Past Collection Highlight - Stephen Hansen

Stephen Hansen But is it art?

Since beginning to sell his work as a teenager, Stephen Hansen has experienced no shortage of enthusiastic collectors. However, his whimsical papier maché sculptures have caused critics-and even Hansen, himself-to question "but, is it art?". Doesn't fine art employ precious pigments, marble, and bronze to wrestle with complex and serious subjects?

For a time, Hansen painted in a style he described as "realistic and morbid" but eventually decided that "serious" didn't have to mean "sombre," and he returned to papier maché. He characterizes his work as "distilled observations" of the world around him, creating visual puns that gently lampoon human foibles, social conventions, and turns of phrase. Hansen feels that "You can address serious concerns and actually get people to consider them if you present them in an amiable sort of way."

In "But, Is It Art?", Hansen stirs up a historically contentious dialog between critics and contemporary artists who challenge the conventions of composition, material, style, and content. And then Hansen places the debate in the mouth of a painter on his coffee break. A jovial workman in brightly spattered painter's whites perches atop a canvas. The title makes audible a fragment of philosophical coffee-break chatter. Meanwhile, his colleague finishes rolling on the cheery, primary-colored rectangles that parody the oversized, abstract paintings of Mark Rothko. Now accepted as an American master, Rothko defended his enigmatic work against critics in the 1940s, asserting its "tragic and timeless" subject matter. Hansen's drolly narrative sculpture is, in contrast, easily accessible and far from "tragic." However, the question "Is it art?" may well be timeless. Hansen invites viewers to be skeptical of the artificial distinctions between "high" and "low" art. If he's satirizing the arguments of critics, Hansen is razzing the artist, too. "I also recognize the fact that I'm participating in all of the absurdities around me."
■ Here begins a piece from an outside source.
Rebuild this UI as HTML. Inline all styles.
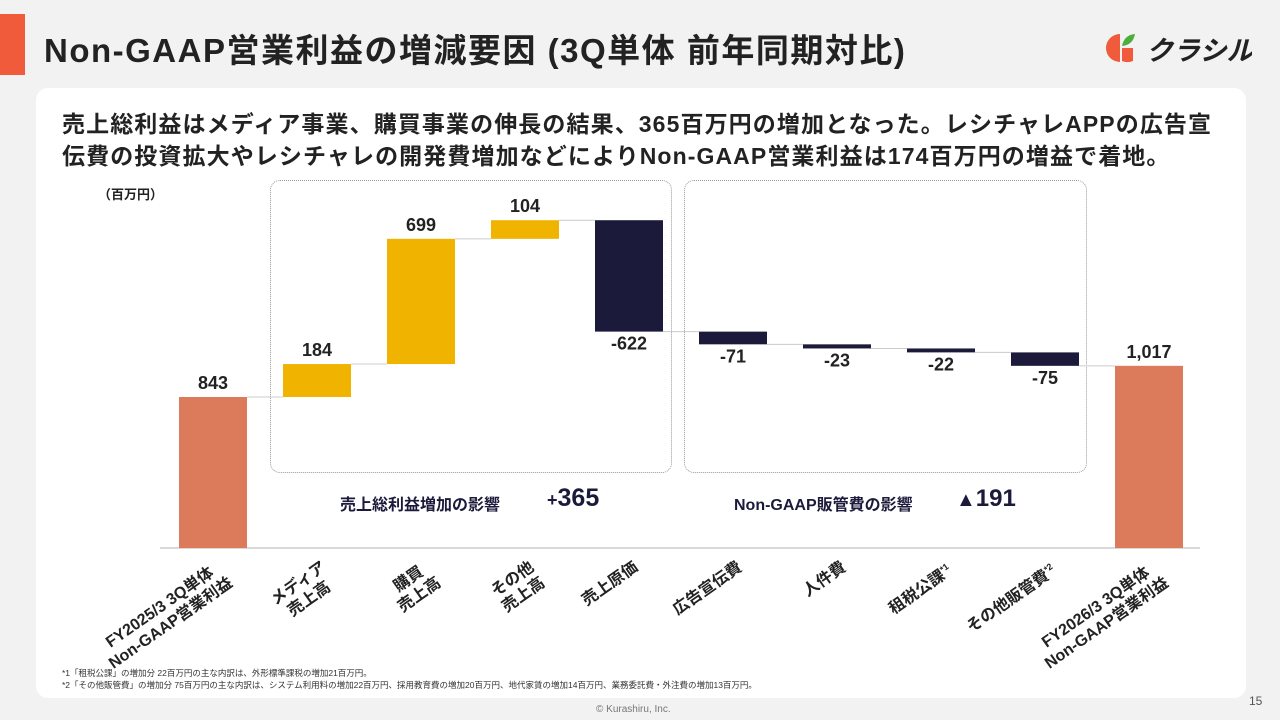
<!DOCTYPE html>
<html><head><meta charset="utf-8">
<style>
*{margin:0;padding:0;box-sizing:border-box}
body{width:1280px;height:720px;background:#f2f2f2;position:relative;overflow:hidden;font-family:"Liberation Sans","Noto Sans CJK JP",sans-serif;color:#222}
.abs{position:absolute}
#title{left:44px;top:24px;font-size:33px;font-weight:bold;color:#222;white-space:nowrap;letter-spacing:1.5px}
#panel{left:36px;top:88px;width:1210px;height:610px;background:#fff;border-radius:12px}
.lead{left:62px;font-size:23px;font-weight:bold;white-space:nowrap;color:#222;letter-spacing:1.1px}
.xl{position:absolute;transform-origin:100% 0;transform:rotate(-35deg);text-align:center;font-size:16px;font-weight:bold;line-height:19px;white-space:nowrap;color:#222}
.xl sup{font-size:9px}
.fn{left:62px;font-size:8.5px;color:#333;white-space:nowrap}
.imp{position:absolute;font-weight:bold;color:#1b1a3a;white-space:nowrap}
</style></head><body>
<div class="abs" style="left:0;top:14px;width:25px;height:61px;background:#ef5b3b"></div>
<div class="abs" id="title">Non-GAAP営業利益の増減要因 (3Q単体 前年同期対比)</div>
<div class="abs" style="left:1102px;top:30px;width:150px;height:36px">
<svg width="150" height="36"><path d="M18 4 A14 14 0 0 0 18 32 Z" fill="#ef5b3b"/><path d="M20 18 L31 18 L31 31 A14 14 0 0 1 20 31 Z" fill="#ef5b3b"/><path d="M20 16 Q22 5 33 4 Q31 15 20 16 Z" fill="#4caf3a"/>
<text x="44" y="30" font-size="27" font-weight="bold" fill="#222" font-family="Liberation Sans, Noto Sans CJK JP, sans-serif" font-style="italic">クラシル</text></svg></div>
<div class="abs" id="panel"></div>
<div class="abs lead" style="top:105px">売上総利益はメディア事業、購買事業の伸長の結果、365百万円の増加となった。レシチャレAPPの広告宣</div>
<div class="abs lead" style="top:137px">伝費の投資拡大やレシチャレの開発費増加などによりNon-GAAP営業利益は174百万円の増益で着地。</div>
<div class="abs" style="left:98px;top:184px;font-size:13px;font-weight:bold">（百万円）</div>
<div class="abs" style="left:270px;top:180px;width:402px;height:293px;border:1.5px dotted #999;border-radius:10px"></div>
<div class="abs" style="left:684px;top:180px;width:403px;height:293px;border:1.5px dotted #999;border-radius:10px"></div>
<div class="imp" style="left:340px;top:491px;font-size:16px">売上総利益増加の影響</div>
<div class="imp" style="left:547px;top:484px;font-size:25px"><span style="font-size:18px">+</span>365</div>
<div class="imp" style="left:734px;top:491px;font-size:16px">Non-GAAP販管費の影響</div>
<div class="imp" style="left:956px;top:485px;font-size:24px"><span style="font-size:20px">▲</span>191</div>
<svg class="abs" id="chart" style="left:0;top:0" width="1280" height="720"></svg>
<div id="xlabels"></div>
<div class="abs fn" style="top:667px">*1「租税公課」の増加分 22百万円の主な内訳は、外形標準課税の増加21百万円。</div>
<div class="abs fn" style="top:679px">*2「その他販管費」の増加分 75百万円の主な内訳は、システム利用料の増加22百万円、採用教育費の増加20百万円、地代家賃の増加14百万円、業務委託費・外注費の増加13百万円。</div>
<div class="abs" style="left:1249px;top:694px;font-size:12px;color:#555">15</div>
<div class="abs" style="left:596px;top:704px;font-size:10px;color:#777">© Kurashiru, Inc.</div>
<script>
const categories=["FY2025/3 3Q単体<br>Non-GAAP営業利益","メディア<br>売上高","購買<br>売上高","その他<br>売上高","売上原価","広告宣伝費","人件費","租税公課<sup>*1</sup>","その他販管費<sup>*2</sup>","FY2026/3 3Q単体<br>Non-GAAP営業利益"];
const values=[843,184,699,104,-622,-71,-23,-22,-75,1017];
const kinds=["total","up","up","up","down","down","down","down","down","total"];
const valueLabels=["843","184","699","104","-622","-71","-23","-22","-75","1,017"];
const NS="http://www.w3.org/2000/svg";
const svg=document.getElementById('chart');
const baseY=548,scale=151/843,x0=213,step=104,bw=68;
const y=v=>baseY-v*scale;
const xc=i=>x0+i*step;
const colors={total:"#dc7a5c",up:"#efb300",down:"#1b1a3a"};
function mk(t,a){const e=document.createElementNS(NS,t);for(const k in a)e.setAttribute(k,a[k]);svg.appendChild(e);return e;}
const axis=mk('line',{x1:160,x2:1200,y1:baseY,y2:baseY,stroke:"#ccc","stroke-width":1.5});


let cum=0;
values.forEach((v,i)=>{
  let top,bot,prev=cum;
  if(kinds[i]==="total"){cum=v;top=y(v);bot=y(0);}
  else{cum=prev+v;top=y(Math.max(prev,cum));bot=y(Math.min(prev,cum));}
  if(i>0){const c=mk('line',{x1:xc(i-1)+bw/2,x2:xc(i)-bw/2,y1:y(prev),y2:y(prev),stroke:"#ccc","stroke-width":1});
    
    }
  const r=mk('rect',{x:xc(i)-bw/2,y:top,width:bw,height:Math.max(bot-top,1),fill:colors[kinds[i]]});
  
  
  const ly=(kinds[i]==="down")?bot+18:top-8;
  const t=mk('text',{x:xc(i),y:ly,"text-anchor":"middle","font-size":18,"font-weight":"bold",fill:"#222","font-family":"Liberation Sans, sans-serif"});
  t.textContent=valueLabels[i];
  
  
});
const xl=document.getElementById('xlabels');
categories.forEach((c,i)=>{
  const d=document.createElement('div');
  d.className='xl';
  d.innerHTML=c;
  d.style.right=(1280-xc(i)-2)+'px';
  d.style.top='558px';
  
  
  xl.appendChild(d);
});
</script>
</body></html>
As usual, Hansen poses a question, leaving the answers to the judgment of the viewer. But maybe we should take a break from the analysis of his papier maché creations and just lighten up. Afterall, "It is difficult to be pretentious, the most common pitfall of contemporary art, in a material so inherently silly."

Hansen's work can be seen at the new Kalamazoo airport terminal and in the KIA's upcoming exhibition, Off the Wall: Art in Three Dimensions.